I was a complete geek, until year 9 then had the growth spurt etc. After that I became very into my sports and girls. Became a bully but only to the people that had tormented me throughout the years. So basically Geek to Jock/Bully.
You sound word for word exactly like my grandad. At least you did the A - levels. The Irish education exams I will be taking in June are believed to be one of the hardest in the world. It's the english who have it easy.

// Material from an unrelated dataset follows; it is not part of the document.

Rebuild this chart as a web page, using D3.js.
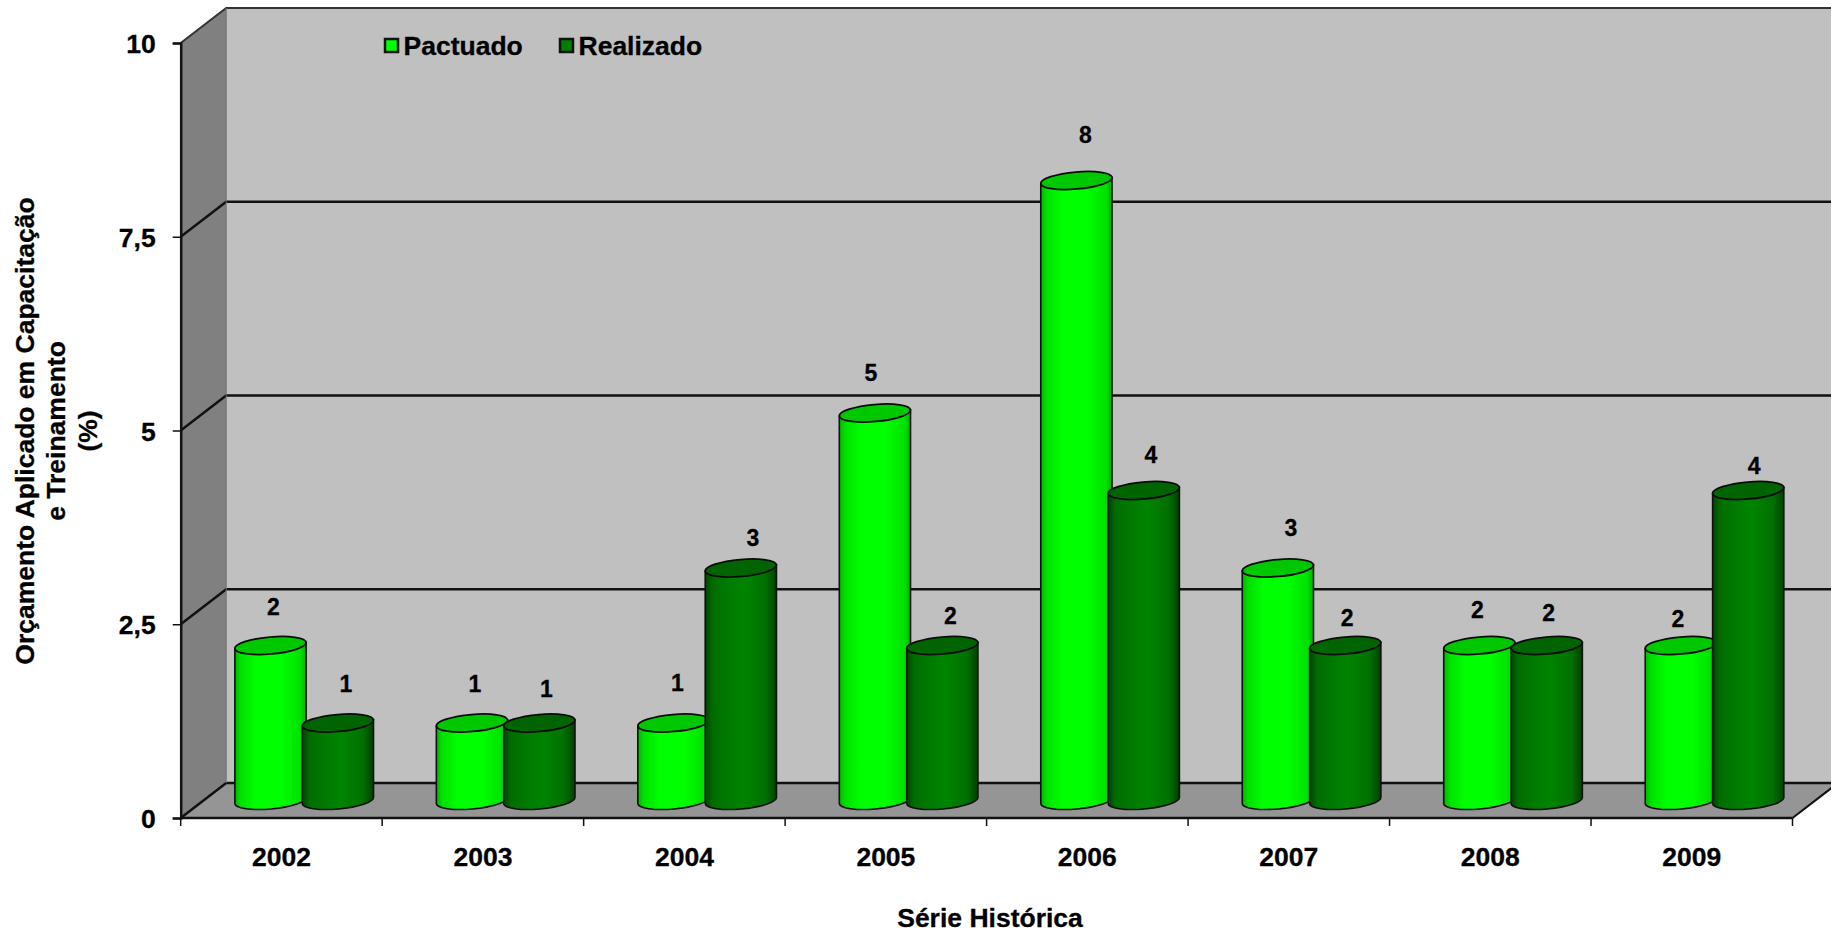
<!DOCTYPE html>
<html><head><meta charset="utf-8">
<script src="https://cdn.jsdelivr.net/npm/d3@7"></script>
<style>
html,body{margin:0;padding:0;background:#fff;overflow:hidden}
svg{display:block}
text{font-family:"Liberation Sans",Arial,sans-serif;font-weight:bold;fill:#000;stroke:#000;stroke-width:0.3px}
</style></head><body>
<svg id="c" width="1831" height="932"></svg>
<script>
const years = ["2002","2003","2004","2005","2006","2007","2008","2009"];
const pactuado = [2,1,1,5,8,3,2,2];
const realizado = [1,1,3,2,4,2,2,4];
const yTicks = [0,2.5,5,7.5,10];
const seriesNames = ["Pactuado","Realizado"];
const yTitleLines = ["Orçamento Aplicado em Capacitação","e Treinamento","(%)"];
const xTitle = "Série Histórica";
// hand-placed label nudges of the original, relative to the default label spot
const pactNudgeX = [3,3,4,-4,9,13,-2,-3];
const pactNudgeY = [1,0,-1,-1,-6,-1,4,13];
const realNudgeX = [8,7,12,8,7,2,2,6];
const realNudgeY = [0,5,9,10,4,12,7,15];

const W = 1831, H = 932;
const svg = d3.select("#c");
const x = d3.scaleBand().domain(years).range([180.7,1792.5]);
const y = d3.scaleLinear().domain([0,10]).range([818,43]);
const DX = 45.5, DY = -35;           // wall depth
const barW = 71.5, step = 67.4, ry = 8.5, tilt = -5;
const rad = tilt*Math.PI/180, ex = barW/2*Math.cos(rad), ey = barW/2*Math.sin(rad);
const midX = DX/2, midY = DY/2;

// gradients
const defs = svg.append("defs");
function grad(id, stops){
  const g = defs.append("linearGradient").attr("id",id).attr("x1","0").attr("x2","1").attr("y1","0").attr("y2","0");
  stops.forEach(s=>g.append("stop").attr("offset",s[0]).attr("stop-color",s[1]));
}
grad("gL",[[0,"#00b400"],[0.08,"#00e000"],[0.3,"#00ff00"],[0.65,"#00ff00"],[0.92,"#00e000"],[1,"#00b000"]]);
grad("gD",[[0,"#004400"],[0.1,"#006c00"],[0.35,"#007c00"],[0.55,"#008400"],[0.85,"#007000"],[1,"#004000"]]);

const x0 = x.range()[0], x1 = x.range()[1];
const line = d3.line();
// walls
svg.append("path").attr("fill","#c0c0c0")
  .attr("d",line([[x0+DX,y(10)+DY],[W+20,y(10)+DY],[W+20,y(0)+DY],[x0+DX,y(0)+DY]])+"Z");
svg.append("path").attr("fill","#808080")
  .attr("d",line([[x0,y(10)],[x0+DX,y(10)+DY],[x0+DX,y(0)+DY],[x0,y(0)]])+"Z");
svg.append("path").attr("fill","#959595")
  .attr("d",line([[x0,y(0)],[x0+DX,y(0)+DY],[W+20,y(0)+DY],[x1+DX,y(0)+DY],[x1,y(0)]])+"Z");

// gridlines
yTicks.forEach(t=>{
  svg.append("path").attr("fill","none").attr("stroke",t===10?"#333":"#111")
    .attr("stroke-width",t===10?2:2.5)
    .attr("d",line([[x0,y(t)],[x0+DX,y(t)+DY],[W+20,y(t)+DY]]));
});
svg.append("path").attr("fill","none").attr("stroke","#111").attr("stroke-width",2)
  .attr("d",line([[x1,y(0)],[x1+DX,y(0)+DY]]));
svg.append("line").attr("x1",x0+DX).attr("x2",x0+DX).attr("y1",y(10)+DY).attr("y2",y(0)+DY)
  .attr("stroke","#707070").attr("stroke-width",1);

// axes
const yAxis = d3.axisLeft(y).tickValues(yTicks).tickSize(8).tickPadding(17)
  .tickFormat(d=>String(d).replace(".",","));
const gy = svg.append("g").attr("transform",`translate(${x0},0)`).call(yAxis);
gy.selectAll("text").style("font-size","26.5px").attr("dy","0.36em");
gy.selectAll("path,line").attr("stroke","#111").attr("stroke-width",1.5);
gy.select("path").attr("stroke-width",2.5);

const xAxis = d3.axisBottom(x).tickSize(0).tickPadding(0);
const gx = svg.append("g").attr("transform",`translate(0,${y(0)})`).call(xAxis);
gx.select("path").attr("d",`M${x0},0H${x1}`).attr("stroke","#111").attr("stroke-width",2.5);
gx.selectAll(".tick line").remove();
gx.selectAll("text").attr("x",0).attr("y",39).attr("dy","0.35em").style("font-size","26.5px");
svg.append("g").selectAll("line").data(years.concat(["end"])).join("line")
  .attr("x1",(d,i)=>x0+i*x.step()).attr("x2",(d,i)=>x0+i*x.step())
  .attr("y1",y(0)).attr("y2",y(0)+8).attr("stroke","#111").attr("stroke-width",1.5);

// cylinders
function cyl(val, i, off, fillId, topCol){
  const cx = x(years[i]) + x.bandwidth()/2 + midX + off;
  const top = y(val) + midY, bot = y(0) + midY;
  const g = svg.append("g");
  g.append("path").attr("fill",`url(#${fillId})`).attr("stroke","#101010").attr("stroke-width",1.6)
    .attr("d",`M${cx-ex},${top-ey}L${cx+ex},${top+ey}L${cx+ex},${bot+ey}`+
      `A${barW/2},${ry} ${tilt} 0 1 ${cx-ex},${bot-ey}Z`);
  g.append("ellipse").attr("rx",barW/2).attr("ry",ry).attr("fill",topCol)
    .attr("stroke","#0c0c0c").attr("stroke-width",1.8)
    .attr("transform",`translate(${cx},${top}) rotate(${tilt})`);
}
years.forEach((yr,i)=>{
  cyl(pactuado[i],i,-step/2,"gL","#00c800");
  cyl(realizado[i],i, step/2,"gD","#006400");
});

// data labels
function labels(vals, off, nx, ny){
  svg.append("g").selectAll("text").data(vals).join("text")
    .attr("x",(d,i)=>x(years[i])+x.bandwidth()/2+midX+off+nx[i])
    .attr("y",(d,i)=>y(d)+midY-39.5+ny[i])
    .attr("text-anchor","middle").attr("dominant-baseline","central")
    .style("font-size","23px").text(d=>d);
}
labels(pactuado,-step/2,pactNudgeX,pactNudgeY);
labels(realizado,step/2,realNudgeX,realNudgeY);

// legend
const legX = [385,560];
const legCol = ["#00ff00","#008000"];
seriesNames.forEach((n,i)=>{
  svg.append("rect").attr("x",legX[i]).attr("y",39).attr("width",13).attr("height",13)
    .attr("fill",legCol[i]).attr("stroke","#111").attr("stroke-width",2.5);
  svg.append("text").attr("x",legX[i]+18.5).attr("y",46).attr("dominant-baseline","central")
    .style("font-size","26.5px").text(n);
});

// axis titles
svg.append("text").attr("x",990).attr("y",918).attr("text-anchor","middle")
  .attr("dominant-baseline","central").style("font-size","26.5px").text(xTitle);
const yt = svg.append("g").attr("transform","translate(24.5,431) rotate(-90)");
yTitleLines.forEach((s,i)=>{
  yt.append("text").attr("x",0).attr("y",i*31.5).attr("text-anchor","middle")
    .attr("dominant-baseline","central").style("font-size","26.5px").text(s);
});
</script>
</body></html>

I'm probably a bit older than you sotonsaint, going by some of your descriptions! In my day The Geek wore the tortoiseshell National Health specs The phone addict didn't exist - there weren't any mobiles in those days, but the equivalent would be the one's who spent every spare second of their time at home playing Daley Thomson's decathlon on the ZX Spectrum. The Fat kid - There were no vending machines at school so fatty had to wait for break time to visit the tuck-shop. He preferred marathons to Mars bars (that's snickers to any-one under 30) I was a bit of a geek (I had the black NH glasses, not the tortoiseshell ones), but I got away with is as I was also a member of the Smoking in the bushes gang and was good at sports
Is there an option for "hanging around with morons because I'm not particularly socially gifted and couldn't do any better"? Describes my time at secondary school pretty well, which is probably why I didn't enjoy it much. Very grateful for a fresh start at college. I've always been bright, but got a bit of a problem applying myself. Cross the geek, the attorney and a bit of Jay from the Inbetweeners.